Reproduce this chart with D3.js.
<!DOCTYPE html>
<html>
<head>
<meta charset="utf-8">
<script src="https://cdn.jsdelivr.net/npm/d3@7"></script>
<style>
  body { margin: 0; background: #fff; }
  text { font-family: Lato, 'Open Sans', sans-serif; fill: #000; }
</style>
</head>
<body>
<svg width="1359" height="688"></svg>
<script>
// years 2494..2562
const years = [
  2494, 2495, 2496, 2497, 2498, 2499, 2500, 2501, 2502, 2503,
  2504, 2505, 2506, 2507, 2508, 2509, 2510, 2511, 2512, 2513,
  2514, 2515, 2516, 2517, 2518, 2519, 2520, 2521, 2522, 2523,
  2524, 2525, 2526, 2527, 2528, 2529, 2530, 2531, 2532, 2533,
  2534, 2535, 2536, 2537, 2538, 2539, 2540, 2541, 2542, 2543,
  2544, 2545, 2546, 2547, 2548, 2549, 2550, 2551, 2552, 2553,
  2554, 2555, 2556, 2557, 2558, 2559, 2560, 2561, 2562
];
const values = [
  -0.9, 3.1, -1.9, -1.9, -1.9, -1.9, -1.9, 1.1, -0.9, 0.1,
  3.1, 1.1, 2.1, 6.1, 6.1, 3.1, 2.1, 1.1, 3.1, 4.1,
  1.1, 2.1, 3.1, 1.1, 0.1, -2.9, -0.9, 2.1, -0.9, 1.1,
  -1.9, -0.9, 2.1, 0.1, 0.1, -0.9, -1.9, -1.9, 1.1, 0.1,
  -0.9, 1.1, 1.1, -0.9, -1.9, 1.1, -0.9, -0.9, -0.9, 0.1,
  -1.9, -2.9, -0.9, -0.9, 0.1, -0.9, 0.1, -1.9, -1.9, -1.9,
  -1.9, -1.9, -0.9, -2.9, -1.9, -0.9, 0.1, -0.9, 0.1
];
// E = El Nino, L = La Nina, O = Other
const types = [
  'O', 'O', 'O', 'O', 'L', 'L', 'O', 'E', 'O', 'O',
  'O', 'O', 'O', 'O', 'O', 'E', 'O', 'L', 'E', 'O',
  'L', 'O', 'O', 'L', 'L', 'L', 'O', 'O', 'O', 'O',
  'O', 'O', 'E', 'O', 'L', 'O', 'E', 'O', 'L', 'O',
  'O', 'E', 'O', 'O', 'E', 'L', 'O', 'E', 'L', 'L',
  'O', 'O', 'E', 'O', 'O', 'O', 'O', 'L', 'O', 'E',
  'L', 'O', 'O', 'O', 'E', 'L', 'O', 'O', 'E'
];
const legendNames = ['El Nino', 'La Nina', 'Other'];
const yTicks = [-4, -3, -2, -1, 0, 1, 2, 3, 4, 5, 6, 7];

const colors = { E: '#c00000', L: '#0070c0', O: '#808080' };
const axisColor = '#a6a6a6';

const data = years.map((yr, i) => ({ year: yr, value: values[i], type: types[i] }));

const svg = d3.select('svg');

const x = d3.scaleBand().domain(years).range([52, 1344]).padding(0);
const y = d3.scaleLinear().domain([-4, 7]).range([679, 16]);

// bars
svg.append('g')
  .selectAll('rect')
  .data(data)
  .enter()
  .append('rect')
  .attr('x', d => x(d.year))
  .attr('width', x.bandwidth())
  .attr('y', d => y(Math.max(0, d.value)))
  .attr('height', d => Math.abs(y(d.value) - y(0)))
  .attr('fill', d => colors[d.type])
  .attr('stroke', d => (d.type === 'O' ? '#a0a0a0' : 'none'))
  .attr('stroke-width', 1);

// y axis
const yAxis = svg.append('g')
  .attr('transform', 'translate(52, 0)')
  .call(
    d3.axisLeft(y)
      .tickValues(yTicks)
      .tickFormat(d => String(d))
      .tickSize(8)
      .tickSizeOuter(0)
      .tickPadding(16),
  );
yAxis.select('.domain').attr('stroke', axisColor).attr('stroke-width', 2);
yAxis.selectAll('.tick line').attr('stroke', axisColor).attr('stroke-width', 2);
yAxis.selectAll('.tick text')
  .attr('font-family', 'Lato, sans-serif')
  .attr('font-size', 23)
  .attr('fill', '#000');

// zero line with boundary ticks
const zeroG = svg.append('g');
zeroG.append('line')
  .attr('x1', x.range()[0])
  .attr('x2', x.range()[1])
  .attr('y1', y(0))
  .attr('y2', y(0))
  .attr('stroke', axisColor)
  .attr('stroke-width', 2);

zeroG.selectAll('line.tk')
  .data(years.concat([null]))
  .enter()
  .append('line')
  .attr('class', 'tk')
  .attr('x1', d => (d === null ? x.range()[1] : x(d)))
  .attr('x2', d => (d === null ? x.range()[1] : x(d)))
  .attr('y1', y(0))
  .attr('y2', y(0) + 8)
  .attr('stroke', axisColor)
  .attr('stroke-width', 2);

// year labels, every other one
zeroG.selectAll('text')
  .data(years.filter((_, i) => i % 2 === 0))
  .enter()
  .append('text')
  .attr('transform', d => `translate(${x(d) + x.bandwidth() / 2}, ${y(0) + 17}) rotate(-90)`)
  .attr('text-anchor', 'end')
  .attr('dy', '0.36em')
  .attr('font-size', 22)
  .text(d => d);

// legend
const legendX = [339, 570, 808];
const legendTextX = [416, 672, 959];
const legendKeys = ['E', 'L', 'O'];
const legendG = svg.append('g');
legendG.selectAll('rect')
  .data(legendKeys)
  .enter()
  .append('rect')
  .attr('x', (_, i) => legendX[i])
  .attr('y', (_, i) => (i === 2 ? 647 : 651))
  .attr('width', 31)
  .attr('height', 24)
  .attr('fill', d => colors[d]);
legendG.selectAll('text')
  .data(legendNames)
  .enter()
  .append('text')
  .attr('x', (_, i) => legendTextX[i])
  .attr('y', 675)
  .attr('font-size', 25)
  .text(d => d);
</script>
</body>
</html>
____________
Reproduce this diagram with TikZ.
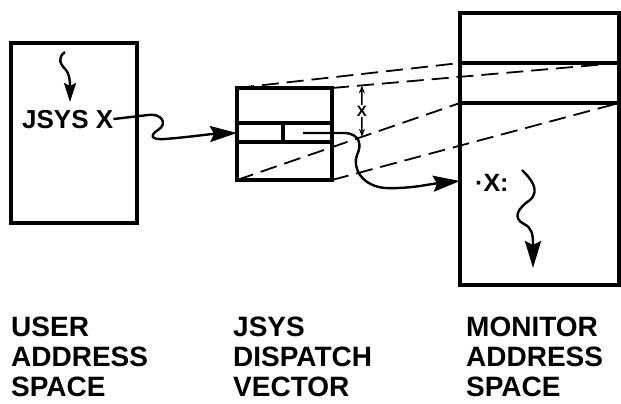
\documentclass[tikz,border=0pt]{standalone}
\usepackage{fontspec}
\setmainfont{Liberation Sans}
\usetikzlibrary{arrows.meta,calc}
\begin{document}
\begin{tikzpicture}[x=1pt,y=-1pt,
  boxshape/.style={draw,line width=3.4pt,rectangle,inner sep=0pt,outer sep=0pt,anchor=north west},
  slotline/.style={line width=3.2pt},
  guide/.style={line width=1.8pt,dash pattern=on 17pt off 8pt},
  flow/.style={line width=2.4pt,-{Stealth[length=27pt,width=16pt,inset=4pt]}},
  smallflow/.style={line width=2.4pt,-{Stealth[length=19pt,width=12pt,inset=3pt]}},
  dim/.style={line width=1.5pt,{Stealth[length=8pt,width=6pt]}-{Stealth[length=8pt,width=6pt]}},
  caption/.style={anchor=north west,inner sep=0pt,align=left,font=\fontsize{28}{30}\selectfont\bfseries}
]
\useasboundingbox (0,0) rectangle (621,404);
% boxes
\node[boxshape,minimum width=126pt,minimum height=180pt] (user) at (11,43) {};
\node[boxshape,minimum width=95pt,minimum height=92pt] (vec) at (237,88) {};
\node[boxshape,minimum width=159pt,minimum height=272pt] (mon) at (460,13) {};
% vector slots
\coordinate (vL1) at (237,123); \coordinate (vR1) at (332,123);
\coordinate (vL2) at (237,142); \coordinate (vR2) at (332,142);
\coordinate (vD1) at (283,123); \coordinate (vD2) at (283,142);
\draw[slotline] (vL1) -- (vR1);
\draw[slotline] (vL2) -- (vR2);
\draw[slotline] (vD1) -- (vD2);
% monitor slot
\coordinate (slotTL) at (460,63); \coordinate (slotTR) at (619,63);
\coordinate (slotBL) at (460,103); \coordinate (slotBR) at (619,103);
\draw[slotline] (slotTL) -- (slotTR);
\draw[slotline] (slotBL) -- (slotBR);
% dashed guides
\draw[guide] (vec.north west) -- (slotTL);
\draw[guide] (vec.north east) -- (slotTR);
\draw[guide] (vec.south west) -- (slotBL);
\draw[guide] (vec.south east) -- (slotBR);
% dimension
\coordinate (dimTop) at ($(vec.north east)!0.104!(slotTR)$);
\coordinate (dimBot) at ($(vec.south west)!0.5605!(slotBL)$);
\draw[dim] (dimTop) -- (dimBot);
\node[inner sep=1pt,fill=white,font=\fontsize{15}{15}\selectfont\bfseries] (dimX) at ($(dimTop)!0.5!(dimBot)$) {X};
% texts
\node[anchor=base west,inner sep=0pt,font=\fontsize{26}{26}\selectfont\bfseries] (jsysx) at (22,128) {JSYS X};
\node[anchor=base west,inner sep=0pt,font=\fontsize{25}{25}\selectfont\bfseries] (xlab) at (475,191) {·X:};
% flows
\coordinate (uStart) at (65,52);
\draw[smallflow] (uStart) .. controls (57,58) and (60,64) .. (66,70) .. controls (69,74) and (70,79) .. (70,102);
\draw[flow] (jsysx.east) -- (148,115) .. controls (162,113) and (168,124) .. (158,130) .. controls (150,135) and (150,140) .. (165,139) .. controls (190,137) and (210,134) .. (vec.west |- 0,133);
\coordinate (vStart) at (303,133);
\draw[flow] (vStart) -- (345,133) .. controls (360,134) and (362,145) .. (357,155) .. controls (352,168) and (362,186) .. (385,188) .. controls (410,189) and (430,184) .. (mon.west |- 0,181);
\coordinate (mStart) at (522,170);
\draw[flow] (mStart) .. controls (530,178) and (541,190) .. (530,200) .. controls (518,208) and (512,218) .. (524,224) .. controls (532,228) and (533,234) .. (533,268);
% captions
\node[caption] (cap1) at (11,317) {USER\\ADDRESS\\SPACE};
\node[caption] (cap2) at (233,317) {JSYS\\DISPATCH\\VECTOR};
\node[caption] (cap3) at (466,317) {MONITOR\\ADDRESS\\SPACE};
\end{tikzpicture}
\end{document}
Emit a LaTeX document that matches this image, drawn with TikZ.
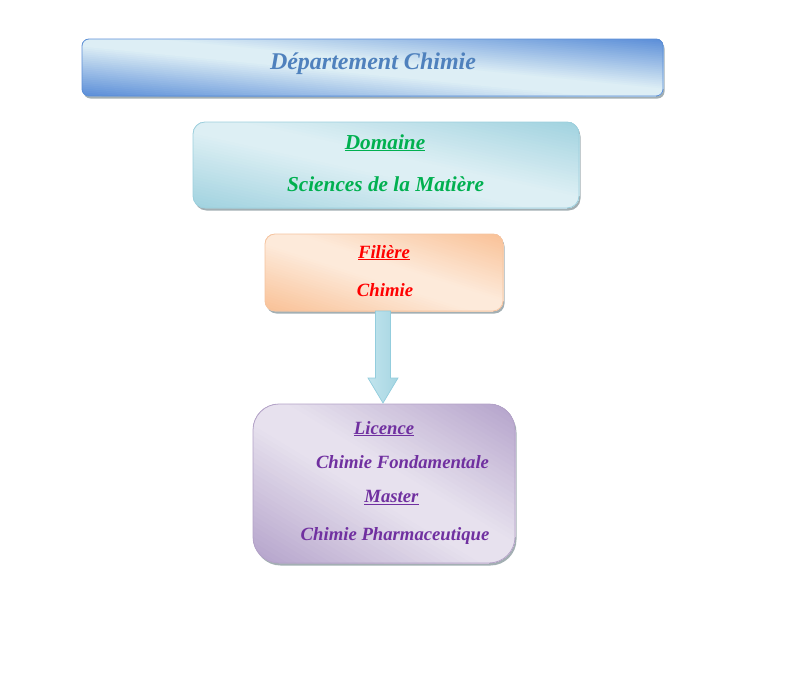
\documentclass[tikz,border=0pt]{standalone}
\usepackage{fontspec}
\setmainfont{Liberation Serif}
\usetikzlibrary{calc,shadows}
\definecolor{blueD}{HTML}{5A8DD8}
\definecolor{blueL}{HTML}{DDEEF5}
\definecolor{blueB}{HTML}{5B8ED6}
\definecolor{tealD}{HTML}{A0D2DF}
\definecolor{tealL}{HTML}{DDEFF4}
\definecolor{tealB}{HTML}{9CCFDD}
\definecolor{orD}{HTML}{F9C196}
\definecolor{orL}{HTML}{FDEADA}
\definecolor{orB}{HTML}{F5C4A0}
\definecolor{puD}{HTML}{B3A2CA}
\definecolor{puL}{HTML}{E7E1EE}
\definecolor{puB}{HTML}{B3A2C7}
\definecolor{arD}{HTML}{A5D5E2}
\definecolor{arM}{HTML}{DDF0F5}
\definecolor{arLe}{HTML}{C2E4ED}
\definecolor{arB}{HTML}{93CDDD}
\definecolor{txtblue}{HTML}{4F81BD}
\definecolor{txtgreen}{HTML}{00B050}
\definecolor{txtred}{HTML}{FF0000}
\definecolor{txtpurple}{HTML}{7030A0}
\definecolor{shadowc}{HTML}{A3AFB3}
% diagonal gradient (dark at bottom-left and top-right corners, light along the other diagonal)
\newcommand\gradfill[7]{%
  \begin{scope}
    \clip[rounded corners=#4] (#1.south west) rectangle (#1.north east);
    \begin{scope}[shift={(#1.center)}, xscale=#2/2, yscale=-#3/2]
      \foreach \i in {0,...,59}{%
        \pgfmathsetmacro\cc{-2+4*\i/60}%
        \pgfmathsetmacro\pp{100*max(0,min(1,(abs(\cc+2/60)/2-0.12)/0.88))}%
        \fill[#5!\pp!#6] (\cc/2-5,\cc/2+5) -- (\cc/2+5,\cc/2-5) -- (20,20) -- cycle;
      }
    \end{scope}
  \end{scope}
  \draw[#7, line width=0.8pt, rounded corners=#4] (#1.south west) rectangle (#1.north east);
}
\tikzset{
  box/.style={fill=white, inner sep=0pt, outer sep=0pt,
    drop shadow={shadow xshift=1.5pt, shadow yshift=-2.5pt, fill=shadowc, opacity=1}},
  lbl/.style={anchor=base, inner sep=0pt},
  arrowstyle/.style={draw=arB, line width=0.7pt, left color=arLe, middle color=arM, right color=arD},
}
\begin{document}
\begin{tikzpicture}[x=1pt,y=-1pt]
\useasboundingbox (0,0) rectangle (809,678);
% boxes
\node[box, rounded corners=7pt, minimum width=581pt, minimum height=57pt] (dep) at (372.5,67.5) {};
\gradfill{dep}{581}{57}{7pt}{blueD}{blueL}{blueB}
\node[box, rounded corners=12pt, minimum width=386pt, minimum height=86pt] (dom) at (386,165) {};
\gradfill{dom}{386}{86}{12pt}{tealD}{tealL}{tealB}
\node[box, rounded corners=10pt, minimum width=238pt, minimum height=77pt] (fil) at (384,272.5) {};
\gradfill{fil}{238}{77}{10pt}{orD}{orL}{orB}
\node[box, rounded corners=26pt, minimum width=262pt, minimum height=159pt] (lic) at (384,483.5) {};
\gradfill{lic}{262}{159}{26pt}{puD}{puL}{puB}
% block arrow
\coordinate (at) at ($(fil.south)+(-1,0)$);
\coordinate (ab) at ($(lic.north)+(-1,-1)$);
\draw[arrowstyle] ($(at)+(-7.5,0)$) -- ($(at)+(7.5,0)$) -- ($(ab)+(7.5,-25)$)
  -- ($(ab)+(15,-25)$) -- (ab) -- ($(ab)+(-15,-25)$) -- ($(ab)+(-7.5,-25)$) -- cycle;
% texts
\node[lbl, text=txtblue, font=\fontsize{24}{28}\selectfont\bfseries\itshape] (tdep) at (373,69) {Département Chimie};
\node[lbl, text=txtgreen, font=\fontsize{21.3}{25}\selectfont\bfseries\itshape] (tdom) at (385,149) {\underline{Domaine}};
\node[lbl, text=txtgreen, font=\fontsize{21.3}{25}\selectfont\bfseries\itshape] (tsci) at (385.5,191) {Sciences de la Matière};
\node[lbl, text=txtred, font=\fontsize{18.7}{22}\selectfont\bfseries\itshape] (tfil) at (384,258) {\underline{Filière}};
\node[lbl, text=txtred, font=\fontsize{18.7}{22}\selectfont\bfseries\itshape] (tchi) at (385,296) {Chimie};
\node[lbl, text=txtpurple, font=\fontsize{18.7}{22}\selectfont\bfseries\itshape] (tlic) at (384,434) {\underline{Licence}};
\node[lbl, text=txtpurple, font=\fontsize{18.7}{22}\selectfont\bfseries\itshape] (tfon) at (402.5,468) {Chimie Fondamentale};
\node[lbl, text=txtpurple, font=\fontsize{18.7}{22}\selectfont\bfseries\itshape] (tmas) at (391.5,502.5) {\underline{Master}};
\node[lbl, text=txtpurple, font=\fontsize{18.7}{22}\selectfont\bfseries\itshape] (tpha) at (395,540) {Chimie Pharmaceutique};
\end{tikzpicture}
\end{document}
____________
Objective> The first line to be transcribed is the one containing "Reproduce this chart with D3.js.", and the last is the one containing "const axisColor = '#a6a6a6';". Transcribe exactly those lines and nothing else.

Result for this task>
Reproduce this chart with D3.js.
<!DOCTYPE html>
<html>
<head>
<meta charset="utf-8">
<script src="https://cdn.jsdelivr.net/npm/d3@7"></script>
<style>
  body { margin: 0; background: #fff; }
  text { font-family: Lato, 'Open Sans', sans-serif; fill: #000; }
</style>
</head>
<body>
<svg width="1359" height="688"></svg>
<script>
// years 2494..2562
const years = [
  2494, 2495, 2496, 2497, 2498, 2499, 2500, 2501, 2502, 2503,
  2504, 2505, 2506, 2507, 2508, 2509, 2510, 2511, 2512, 2513,
  2514, 2515, 2516, 2517, 2518, 2519, 2520, 2521, 2522, 2523,
  2524, 2525, 2526, 2527, 2528, 2529, 2530, 2531, 2532, 2533,
  2534, 2535, 2536, 2537, 2538, 2539, 2540, 2541, 2542, 2543,
  2544, 2545, 2546, 2547, 2548, 2549, 2550, 2551, 2552, 2553,
  2554, 2555, 2556, 2557, 2558, 2559, 2560, 2561, 2562
];
const values = [
  -0.9, 3.1, -1.9, -1.9, -1.9, -1.9, -1.9, 1.1, -0.9, 0.1,
  3.1, 1.1, 2.1, 6.1, 6.1, 3.1, 2.1, 1.1, 3.1, 4.1,
  1.1, 2.1, 3.1, 1.1, 0.1, -2.9, -0.9, 2.1, -0.9, 1.1,
  -1.9, -0.9, 2.1, 0.1, 0.1, -0.9, -1.9, -1.9, 1.1, 0.1,
  -0.9, 1.1, 1.1, -0.9, -1.9, 1.1, -0.9, -0.9, -0.9, 0.1,
  -1.9, -2.9, -0.9, -0.9, 0.1, -0.9, 0.1, -1.9, -1.9, -1.9,
  -1.9, -1.9, -0.9, -2.9, -1.9, -0.9, 0.1, -0.9, 0.1
];
// E = El Nino, L = La Nina, O = Other
const types = [
  'O', 'O', 'O', 'O', 'L', 'L', 'O', 'E', 'O', 'O',
  'O', 'O', 'O', 'O', 'O', 'E', 'O', 'L', 'E', 'O',
  'L', 'O', 'O', 'L', 'L', 'L', 'O', 'O', 'O', 'O',
  'O', 'O', 'E', 'O', 'L', 'O', 'E', 'O', 'L', 'O',
  'O', 'E', 'O', 'O', 'E', 'L', 'O', 'E', 'L', 'L',
  'O', 'O', 'E', 'O', 'O', 'O', 'O', 'L', 'O', 'E',
  'L', 'O', 'O', 'O', 'E', 'L', 'O', 'O', 'E'
];
const legendNames = ['El Nino', 'La Nina', 'Other'];
const yTicks = [-4, -3, -2, -1, 0, 1, 2, 3, 4, 5, 6, 7];

const colors = { E: '#c00000', L: '#0070c0', O: '#808080' };
const axisColor = '#a6a6a6';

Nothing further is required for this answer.